Mettez-en! Car c’est ce genre de jeu qui fait d’un joueur comme Pacioretty un joueur complet. Un joueur apprécié de ses coéquipiers. Un leader. Un vrai.

Le genre de jeu que Phil Kessel ne réalise pas à Toronto, avec les Maple Leafs, avec toutes les conséquences négatives que cela entraîne à l’égard de ce franc-tireur que plusieurs amateurs et observateurs considèrent – un brin sévèrement il est vrai – inutile.

Pacioretty est beaucoup plus reconnu autour de la LNH pour ses qualités offensives de franc-tireur que pour ses qualités défensives.

Mais il est quand même bon premier dans la LNH avec son plus-29. Il devance Vladimir Tarasenko (plus-27), des Blues de St Louis qui n’est pas non plus réputé pour ses qualités défensives de même que trois membres du Lightning de Tampa Bay : Nikita Kucherov (plus-27), Ondrej Palat (plus-25) et Tyler Johnson (plus-25).

Avec Pacioretty si haut perché dans la colonne des plus et des moins, une question s’impose. Une question un brin ou deux, voire trois, surprenante, c’est vrai. Mais elle s’impose quand même.

Max Pacioretty mérite-t-il des considérations dans la course au trophée Frank-Selke remis au meilleur joueur défensif de la LNH?

Il faut être patient!

Ne riez pas! Ne criez pas non plus! Car je viens de vous aviser que cette question a de quoi surprendre.

Si le différentiel était le seul critère pris en considération, Pacioretty aurait plus de chances de gagner le Selke que le trophée Maurice-Richard.

Mais le différentiel, bien qu’important, cède aussi le pas à la réputation des candidats potentiels au trophée Selke. Quand on pense à ce trophée, on pense à Bob Gainey pour qui il a été créé. L’ancien capitaine du Canadien l’a d’ailleurs soulevé quatre saisons en ligne après sa création.

On pense aussi à Guy Carbonneau, Jere Lehtinen, à Pavel Datsyuk.

On pense à Jonathan Toews et Patrice Bergeron qui se sont échangé les trois derniers titres de meilleur attaquant défensif, ou à Anze Kopitar qui mériterait pareil honneur également.

Mais on ne pense pas vraiment à Max Pacioretty et à ceux qui le talonnent dans la colonne des plus et des moins actuellement.

Est-ce qu’on devrait?

Peut-être un peu. Surtout que dans le cas de Pacioretty, il est clair que le nouveau leader du Canadien n’est pas arrivé par hasard en tête de liste au chapitre du différentiel. S’il y est, c’est parce qu’il s’applique de façon évidente à s’imposer en défensive. Bon! On peut ajouter que Carey Price a son mot à dire également. Comme dans tous les aspects des succès du Canadien.
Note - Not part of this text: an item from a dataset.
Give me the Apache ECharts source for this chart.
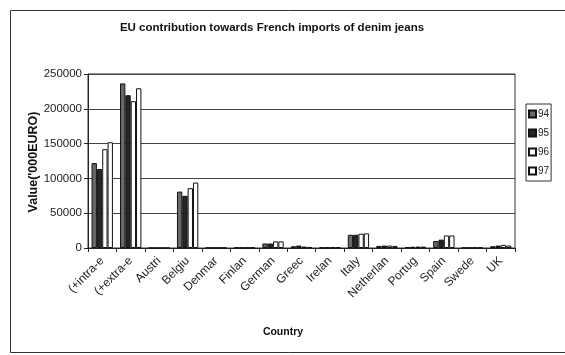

Mais au-delà des statistiques, Pacioretty n’a pas la réputation des Bergeron, Toews, Kopitar, voire Datsyuk. Pour cette raison, il part avec une longueur de retard sur ces candidats de premier plan.

Ça ne veut toutefois pas dire qu’il ne sera pas considéré en fin de saison. Il obtiendra peut-être même quelques votes. Mais peu importe le nombre de votes qu’il obtiendra, Pacioretty, en attirant un brin ou deux l’attention, moussera sa réputation de joueur complet. Ce qui militera en sa faveur au cours des prochaines saisons, à défaut de le faire dès cette année.